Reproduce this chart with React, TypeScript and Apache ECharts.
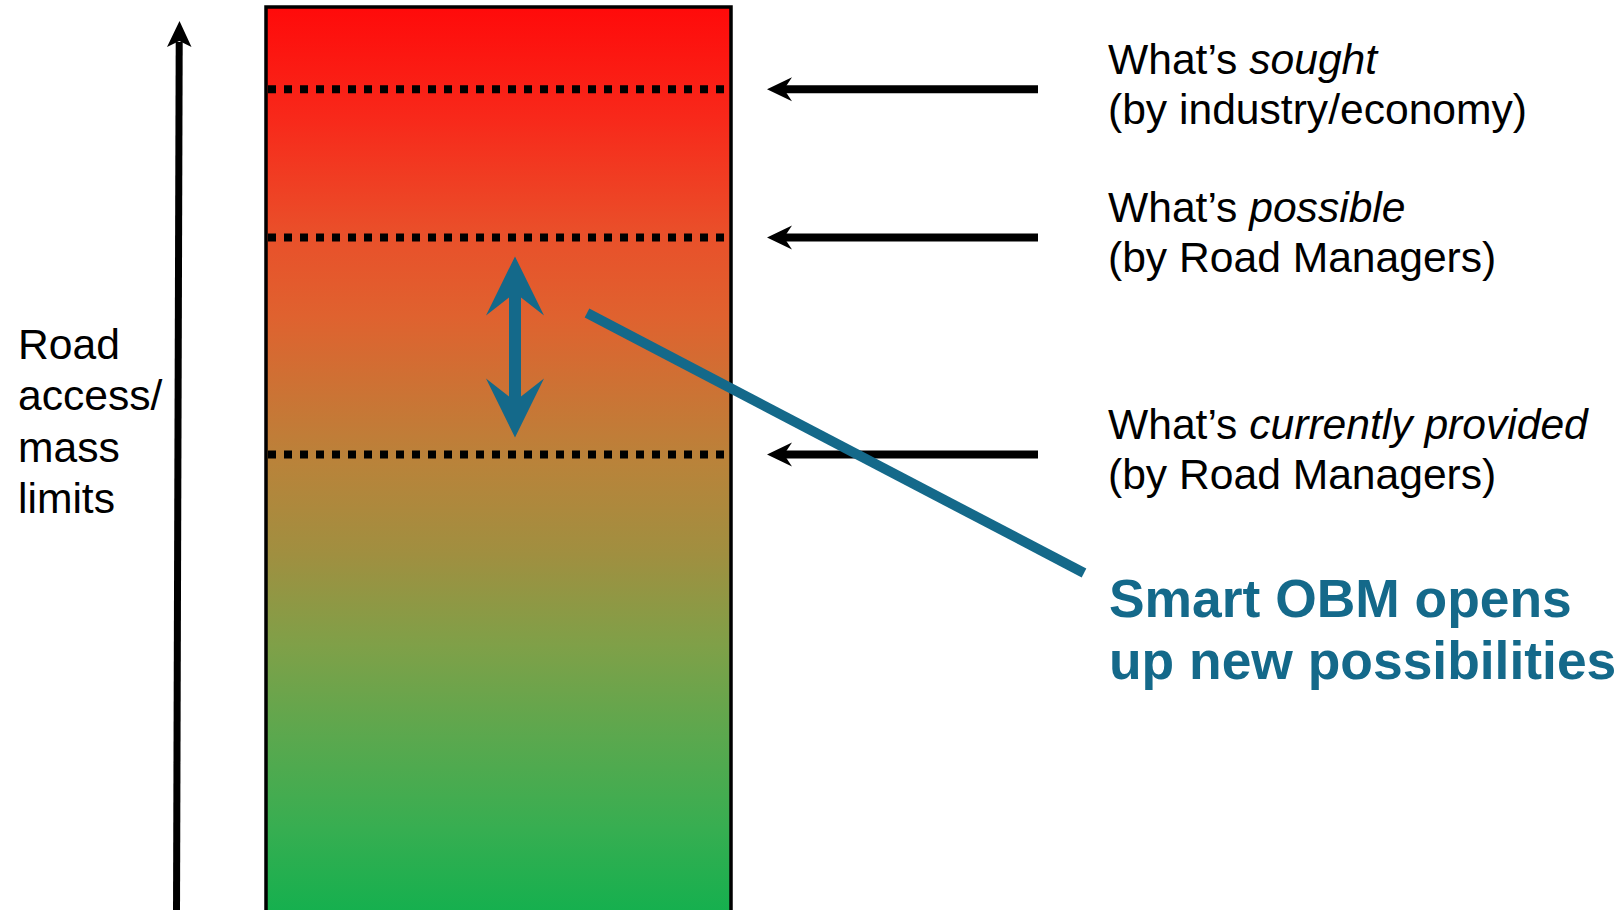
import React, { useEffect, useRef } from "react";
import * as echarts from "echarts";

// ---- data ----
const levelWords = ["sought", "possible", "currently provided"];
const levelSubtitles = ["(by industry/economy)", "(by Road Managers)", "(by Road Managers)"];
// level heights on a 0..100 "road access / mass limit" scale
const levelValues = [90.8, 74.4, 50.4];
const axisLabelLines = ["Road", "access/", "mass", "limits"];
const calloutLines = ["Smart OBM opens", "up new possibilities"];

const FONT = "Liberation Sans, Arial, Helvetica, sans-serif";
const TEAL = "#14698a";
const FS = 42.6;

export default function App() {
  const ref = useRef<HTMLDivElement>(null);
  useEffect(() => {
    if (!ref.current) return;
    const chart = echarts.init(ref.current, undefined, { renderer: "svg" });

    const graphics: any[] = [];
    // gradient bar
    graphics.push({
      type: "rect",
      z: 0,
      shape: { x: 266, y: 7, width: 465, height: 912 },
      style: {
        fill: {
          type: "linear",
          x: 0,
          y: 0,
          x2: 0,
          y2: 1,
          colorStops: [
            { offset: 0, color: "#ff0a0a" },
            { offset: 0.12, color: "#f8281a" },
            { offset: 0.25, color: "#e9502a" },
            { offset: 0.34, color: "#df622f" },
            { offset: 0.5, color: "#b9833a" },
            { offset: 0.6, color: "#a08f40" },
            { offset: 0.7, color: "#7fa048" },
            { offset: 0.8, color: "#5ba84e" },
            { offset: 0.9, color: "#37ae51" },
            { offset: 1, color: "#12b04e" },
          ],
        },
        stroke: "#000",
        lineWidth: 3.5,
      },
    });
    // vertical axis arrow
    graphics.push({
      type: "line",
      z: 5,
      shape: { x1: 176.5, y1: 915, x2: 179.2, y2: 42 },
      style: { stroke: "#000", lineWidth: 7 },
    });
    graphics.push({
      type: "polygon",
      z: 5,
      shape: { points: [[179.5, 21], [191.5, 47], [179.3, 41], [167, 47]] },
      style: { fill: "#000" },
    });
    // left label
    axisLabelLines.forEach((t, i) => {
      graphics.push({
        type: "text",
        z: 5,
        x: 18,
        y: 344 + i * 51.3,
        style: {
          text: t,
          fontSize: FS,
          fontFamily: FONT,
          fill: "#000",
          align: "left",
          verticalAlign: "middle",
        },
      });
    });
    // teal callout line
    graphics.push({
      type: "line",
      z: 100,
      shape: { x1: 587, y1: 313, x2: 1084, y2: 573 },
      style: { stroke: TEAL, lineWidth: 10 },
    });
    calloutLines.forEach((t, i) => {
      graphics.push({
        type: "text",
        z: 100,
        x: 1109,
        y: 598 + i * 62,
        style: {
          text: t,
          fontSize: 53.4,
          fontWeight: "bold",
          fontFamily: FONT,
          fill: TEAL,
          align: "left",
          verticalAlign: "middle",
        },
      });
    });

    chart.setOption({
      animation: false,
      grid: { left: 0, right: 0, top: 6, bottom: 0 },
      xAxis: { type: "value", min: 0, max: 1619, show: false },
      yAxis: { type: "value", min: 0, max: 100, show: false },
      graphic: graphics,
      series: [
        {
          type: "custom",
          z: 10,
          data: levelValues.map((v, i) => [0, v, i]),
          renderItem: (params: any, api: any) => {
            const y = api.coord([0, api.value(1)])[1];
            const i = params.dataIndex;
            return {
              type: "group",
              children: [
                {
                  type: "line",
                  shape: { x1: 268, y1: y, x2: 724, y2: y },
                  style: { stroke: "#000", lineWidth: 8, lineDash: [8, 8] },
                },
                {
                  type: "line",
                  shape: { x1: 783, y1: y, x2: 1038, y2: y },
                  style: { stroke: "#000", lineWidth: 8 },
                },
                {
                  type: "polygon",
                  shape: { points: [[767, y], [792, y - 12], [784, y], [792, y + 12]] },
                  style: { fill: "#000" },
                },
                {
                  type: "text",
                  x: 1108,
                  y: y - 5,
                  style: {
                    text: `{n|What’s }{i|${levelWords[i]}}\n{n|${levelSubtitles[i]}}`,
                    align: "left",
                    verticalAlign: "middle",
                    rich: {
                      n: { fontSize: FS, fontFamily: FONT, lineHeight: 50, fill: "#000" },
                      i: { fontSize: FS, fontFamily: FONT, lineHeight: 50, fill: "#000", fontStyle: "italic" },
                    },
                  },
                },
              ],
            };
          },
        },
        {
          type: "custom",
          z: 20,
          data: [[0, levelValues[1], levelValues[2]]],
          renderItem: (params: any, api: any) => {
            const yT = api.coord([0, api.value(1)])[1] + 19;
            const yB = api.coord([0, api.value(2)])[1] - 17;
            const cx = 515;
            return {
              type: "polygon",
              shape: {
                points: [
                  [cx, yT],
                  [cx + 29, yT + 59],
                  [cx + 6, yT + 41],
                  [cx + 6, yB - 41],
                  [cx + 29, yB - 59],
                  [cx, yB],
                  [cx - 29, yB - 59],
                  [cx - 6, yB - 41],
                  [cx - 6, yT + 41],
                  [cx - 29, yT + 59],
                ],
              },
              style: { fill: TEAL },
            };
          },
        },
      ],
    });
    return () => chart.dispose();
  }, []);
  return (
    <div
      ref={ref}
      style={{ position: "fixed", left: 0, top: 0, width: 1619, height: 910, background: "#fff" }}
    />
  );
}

──────

_Directions_.
Exactly reproduce the run of lines from the start of the listing through the line with "import * as", inclusive; pictures are not copied.

_Result for this exercise_.
Reproduce this chart with React, TypeScript and Apache ECharts.
import React, { useEffect, useRef } from "react";
import * as echarts from "echarts";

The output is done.